>> BEGIN

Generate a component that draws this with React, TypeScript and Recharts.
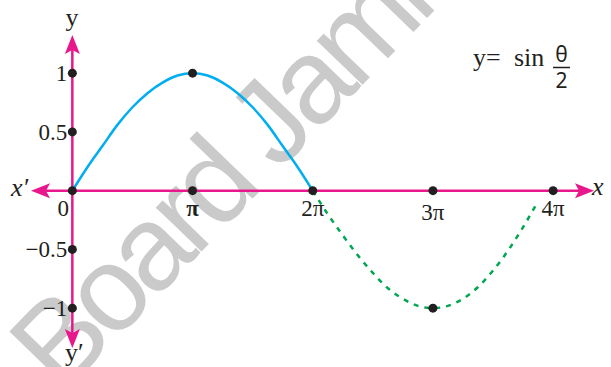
import React from "react";
import { ComposedChart, Line, XAxis, YAxis, ReferenceLine, ReferenceDot } from "recharts";

// θ is measured in multiples of π
const xTickValues = [0, 1, 2, 3, 4];
const xTickLabels = ["0", "π", "2π", "3π", "4π"];
const yTickValues = [1, 0.5, -0.5, -1];
const yTickLabels = ["1", "0.5", "−0.5", "−1"];

// y = sin(θ/2)
const solidTheta = [0, 0.125, 0.25, 0.375, 0.5, 0.625, 0.75, 0.875, 1, 1.125, 1.25, 1.375, 1.5, 1.625, 1.75, 1.875, 2];
const solidY = [0, 0.2, 0.38, 0.56, 0.71, 0.83, 0.92, 0.98, 1, 0.98, 0.92, 0.83, 0.71, 0.56, 0.38, 0.2, 0];
const dashedTheta = [2, 2.125, 2.25, 2.375, 2.5, 2.625, 2.75, 2.875, 3, 3.125, 3.25, 3.375, 3.5, 3.625, 3.75, 3.875];
const dashedY = [0, -0.2, -0.38, -0.55, -0.7, -0.83, -0.92, -0.98, -1, -0.98, -0.92, -0.82, -0.68, -0.51, -0.31, -0.09];

// marked points on the curve
const peakPoints = [
  { t: 1, y: 1 },
  { t: 3, y: -1 },
];

const solidData = solidTheta.map((t, i) => ({ t, y: solidY[i] }));
const dashedData = dashedTheta.map((t, i) => ({ t, y: dashedY[i] }));

const MAGENTA = "#e8188c";
const INK = "#231f20";
const SERIF = "Liberation Serif, Times New Roman, DejaVu Serif, serif";
const SANS = "Noto Sans, sans-serif";

const X_MIN = -0.344;
const X_MAX = 4.34;
const Y_MIN = -1.339;
const Y_MAX = 1.325;

const arrowShape = (dir: "up" | "down" | "left" | "right") => (props: any) => {
  const { cx, cy } = props;
  const pts: [number, number][] = [
    [0, 0],
    [-7.5, 19],
    [0, 15],
    [7.5, 19],
  ];
  const rot = (p: [number, number]): [number, number] => {
    const [a, b] = p;
    if (dir === "up") return [a, b];
    if (dir === "down") return [a, -b];
    if (dir === "left") return [b, a];
    return [-b, a];
  };
  const d = pts.map((p) => rot(p)).map(([a, b]) => `${cx + a},${cy + b}`).join(" ");
  return <polygon points={d} fill={MAGENTA} />;
};

const labelDot = (text: string, dx: number, dy: number, anchor: string, bold = false) => (props: any) => {
  const { cx, cy } = props;
  return (
    <g>
      <circle cx={cx} cy={cy} r={4.5} fill={INK} />
      <text
        x={cx + dx}
        y={cy + dy}
        textAnchor={anchor}
        style={{ fontFamily: SERIF, fontSize: 23, fontWeight: bold ? 700 : 400 }}
        fill={INK}
      >
        {text}
      </text>
    </g>
  );
};

const plainDot = (props: any) => <circle cx={props.cx} cy={props.cy} r={4.5} fill={INK} />;

export default function App() {
  return (
    <div style={{ position: "absolute", left: 0, top: 0, width: 611, height: 367, background: "#fff", overflow: "hidden" }}>
      {/* watermark */}
      <svg width={611} height={367} style={{ position: "absolute", left: 0, top: 0 }}>
        <text
          x={62}
          y={396}
          transform="rotate(-46 62 396)"
          style={{ fontFamily: "Liberation Sans, Arial, sans-serif", fontSize: 120, letterSpacing: -7 }}
          fill="#cacaca"
        >
          Board Jammer
        </text>
      </svg>

      <div style={{ position: "absolute", left: 0, top: 0 }}>
        <ComposedChart width={611} height={367} margin={{ top: 35, right: 17, bottom: 19, left: 31 }}>
          <XAxis type="number" dataKey="t" domain={[X_MIN, X_MAX]} allowDataOverflow hide />
          <YAxis type="number" dataKey="y" domain={[Y_MIN, Y_MAX]} allowDataOverflow hide />

          <ReferenceLine segment={[{ x: X_MIN + 0.1, y: 0 }, { x: X_MAX - 0.1, y: 0 }]} stroke={MAGENTA} strokeWidth={2.5} ifOverflow="visible" />
          <ReferenceLine segment={[{ x: 0, y: Y_MAX - 0.1 }, { x: 0, y: Y_MIN + 0.1 }]} stroke={MAGENTA} strokeWidth={2.5} ifOverflow="visible" />
          <ReferenceDot x={X_MIN} y={0} shape={arrowShape("left")} ifOverflow="visible" />
          <ReferenceDot x={X_MAX} y={0} shape={arrowShape("right")} ifOverflow="visible" />
          <ReferenceDot x={0} y={Y_MAX} shape={arrowShape("up")} ifOverflow="visible" />
          <ReferenceDot x={0} y={Y_MIN} shape={arrowShape("down")} ifOverflow="visible" />

          <Line data={solidData} dataKey="y" type="monotone" stroke="#00aeef" strokeWidth={2.5} dot={false} isAnimationActive={false} />
          <Line data={dashedData} dataKey="y" type="monotone" stroke="#00a651" strokeWidth={2.5} strokeDasharray="5 6" dot={false} isAnimationActive={false} />

          {xTickValues.map((v, i) => (
            <ReferenceDot
              key={"x" + v}
              x={v}
              y={0}
              shape={labelDot(xTickLabels[i], v === 0 ? -9 : 0, v === 3 ? 29 : 25, "middle", v === 1)}
              ifOverflow="visible"
            />
          ))}
          {yTickValues.map((v, i) => (
            <ReferenceDot key={"y" + v} x={0} y={v} shape={labelDot(yTickLabels[i], -5, 8, "end")} ifOverflow="visible" />
          ))}
          {peakPoints.map((p) => (
            <ReferenceDot key={"p" + p.t} x={p.t} y={p.y} shape={plainDot} ifOverflow="visible" />
          ))}
        </ComposedChart>
      </div>

      {/* axis names and equation */}
      <svg width={611} height={367} style={{ position: "absolute", left: 0, top: 0 }}>
        <g fill={INK} style={{ fontFamily: SERIF, fontSize: 26 }}>
          <text x={72} y={26} textAnchor="middle">y</text>
          <text x={65} y={361}>y′</text>
          <text x={11} y={196} style={{ fontStyle: "italic" }}>x′</text>
          <text x={592} y={195} style={{ fontStyle: "italic" }}>x</text>
          <text x={473} y={66}>y=</text>
          <text x={514} y={66}>sin</text>
        </g>
        <g fill={INK} style={{ fontFamily: SANS, fontSize: 21 }}>
          <text x={561.5} y={62} textAnchor="middle">θ</text>
          <text x={561.5} y={88} textAnchor="middle">2</text>
        </g>
        <line x1={553} x2={570} y1={67.5} y2={67.5} stroke={INK} strokeWidth={1.5} />
      </svg>
    </div>
  );
}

>> END

EXERCISE PROMPT —
Repeat the listing above up to and including the line with "const Y_MAX = 1.325;", starting from its first line. Drop any pictures.

SOLUTION TO THIS EXERCISE —
Generate a component that draws this with React, TypeScript and Recharts.
import React from "react";
import { ComposedChart, Line, XAxis, YAxis, ReferenceLine, ReferenceDot } from "recharts";

// θ is measured in multiples of π
const xTickValues = [0, 1, 2, 3, 4];
const xTickLabels = ["0", "π", "2π", "3π", "4π"];
const yTickValues = [1, 0.5, -0.5, -1];
const yTickLabels = ["1", "0.5", "−0.5", "−1"];

// y = sin(θ/2)
const solidTheta = [0, 0.125, 0.25, 0.375, 0.5, 0.625, 0.75, 0.875, 1, 1.125, 1.25, 1.375, 1.5, 1.625, 1.75, 1.875, 2];
const solidY = [0, 0.2, 0.38, 0.56, 0.71, 0.83, 0.92, 0.98, 1, 0.98, 0.92, 0.83, 0.71, 0.56, 0.38, 0.2, 0];
const dashedTheta = [2, 2.125, 2.25, 2.375, 2.5, 2.625, 2.75, 2.875, 3, 3.125, 3.25, 3.375, 3.5, 3.625, 3.75, 3.875];
const dashedY = [0, -0.2, -0.38, -0.55, -0.7, -0.83, -0.92, -0.98, -1, -0.98, -0.92, -0.82, -0.68, -0.51, -0.31, -0.09];

// marked points on the curve
const peakPoints = [
  { t: 1, y: 1 },
  { t: 3, y: -1 },
];

const solidData = solidTheta.map((t, i) => ({ t, y: solidY[i] }));
const dashedData = dashedTheta.map((t, i) => ({ t, y: dashedY[i] }));

const MAGENTA = "#e8188c";
const INK = "#231f20";
const SERIF = "Liberation Serif, Times New Roman, DejaVu Serif, serif";
const SANS = "Noto Sans, sans-serif";

const X_MIN = -0.344;
const X_MAX = 4.34;
const Y_MIN = -1.339;
const Y_MAX = 1.325;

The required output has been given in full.